How to Set Up Your Machine Learning Team for SuccessDirector of Data Science at Featurespace
“Machine learning” — one of the hottest buzzwords sweeping the C-suite — isn’t new; however, its latest iteration is an extension of a relatively recent trend wherein data- and analytics-driven organizations used machine learning as a competitive advantage.
In a 2006 article for the Harvard Business Review, Thomas Davenport wrote, “At a time when firms in many industries offer similar products and use comparable technologies, business processes are among the last remaining points of differentiation. And analytics competitors wring every last drop of value from those processes.” That was 13 years ago, and since then, machine learning has matured.
The latest trends it is driving — especially within the financial services industry — are:
- Deeper, more complex models
- Application to a broadening set of data types (such as unstructured text, images, video)
- An ever-accelerating prediction velocity, with real-time predictions becoming standard
Around the world, business leaders are under intense pressure to establish machine learning and data science teams to accelerate processes, increase performance and quickly provide value. So, how should you tackle this challenge?
Start with the Basics
Fundamental to the process is fully understanding your existing business processes, the problem you are trying to solve and what data you have to work with. This information allows you to formulate the best approach, which must then be measured against the resources available to you.
Models are fairly simple to set up; the challenging part is the real-time execution and monitoring of production.
Manage Expectations and Deliverables
Be aware that, along with adding complexity and cost, haphazardly implementing machine learning can also increase risk. For example, if you are seeking to better manage payment flows, start with batch testing.
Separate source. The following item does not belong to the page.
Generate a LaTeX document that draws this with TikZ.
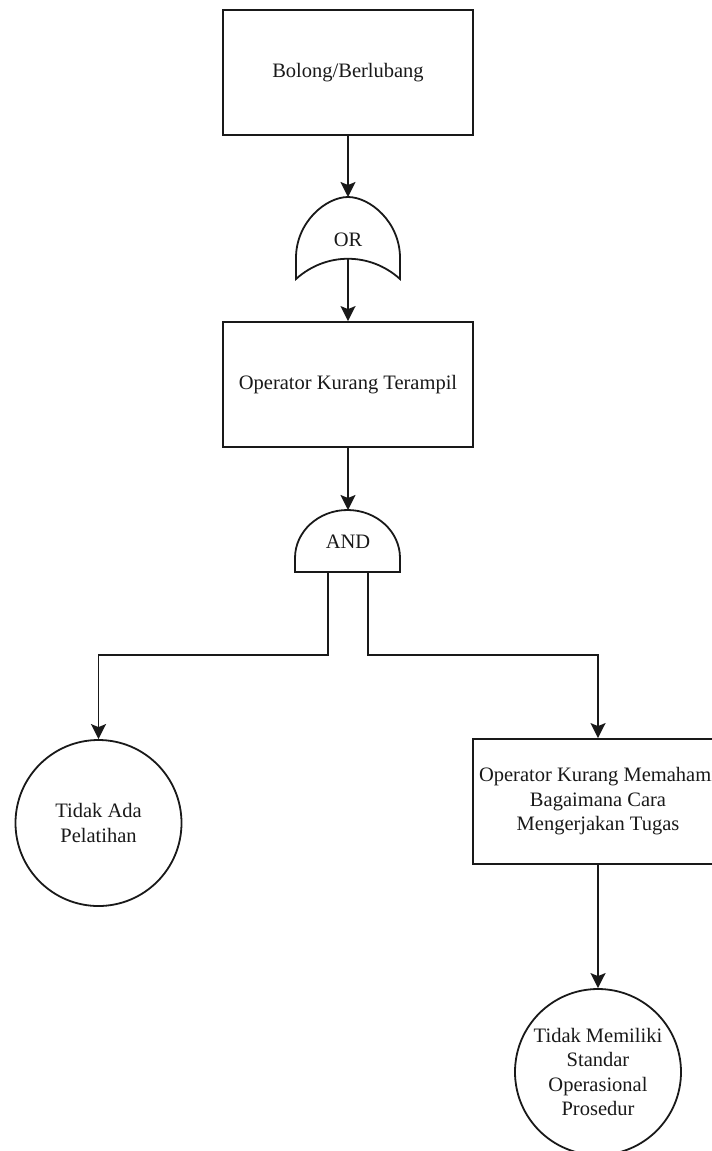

It is much easier to catch and prevent negative consequences in testing than in a live scenario. And this illustrates only the technical risk; machine learning technology typically touches many areas of the organization, and coordination across all stakeholders can be complex, slowing the project down.
The lack of data and/or data quality is one of the biggest factors in data science and machine learning talent dissatisfaction.
Pick your battles carefully, and build a simple, yet reliable machine learning solution that consistently demonstrates business value. From there, it will be easier to get internal buy-in for more ambitious plans that target larger problems.
Prioritize the Infrastructure
Successful machine learning efforts depend critically on large amounts of quality data. According to The Financial Times, the lack of data and/or data quality is one of the biggest factors in data science and machine learning talent dissatisfaction.
It isn’t necessary to design an entire data lake with the fanciest distribution of Hadoop before you start. If hosting data in the cloud is an option, then the cloud infrastructure providers have easy mechanisms to host and query large amounts of data that can be held in compliance with most companies’ information security policies.
Amazon Web Services (Redshift), Google Cloud Platform (BigQuery) and Microsoft Azure (SQL Data Warehouse) all have compelling services that are great starting points for data collection and warehousing. If a cloud is not an option, there are efficient open-source tools, like ClickHouse, that can be deployed on local infrastructure for a slight increase in operational overhead costs.
Building the Team
An organization often tends to focus a great deal of attention onto the data scientists because they’re the ones building the machine learning model.
However, keep in mind that there are many other key players needed to ensure success, including:
- Domain experts: To understand the data and the business and who is part of the development team. Usually this person also has the relationships and political capital necessary to obtain consent to get data and use it for analytic purposes.
- Data architects: To know what data to get from where, what the specifications are as well as how to check and ensure data quality.
- Data engineers/developers: To ensure that you get the data reliably and consistently and will identify and remedy issues once in production.
- Data scientists: To develop the model, while understanding the business challenge and the data.
- Project managers: To coordinate the project across business functions, such as IT.
- Data analysts: To create dashboards, monitor model quality, identify any areas of model weakness and identify/fix any data issues once your model is in production.
- Model governance: To implement a robust governance structure through external validation.
If the workload you’ll be placing on your models will be relatively small, hosting your model and using a cloud prediction service (like Azure Machine Learning, Amazon SageMaker, Google Cloud’s Machine Learning Engine) is a good choice.
The software engineering is done by services such as Amazon Web Services. Conversely, if the model will be processing a large number of events (several million a day), then having machine learning engineers to implement the prediction infrastructure in-house would be more beneficial.
Maximizing Machine Learning with Real Time
The move to real-time machine learning comes with an important consideration: the impact on risk and cost. To achieve real time, software developers must set up specialized components, data engineers must connect the system to the data flow and additional data scientists will be needed for reporting and maintaining a pulse on the performance of the models in place.
Establishing these core competencies provides you with a team of cross-functional experts who will quickly produce business value, set the stage to attack larger inefficiencies more effectively down the road and deliver a competitive advantage for the entire organization.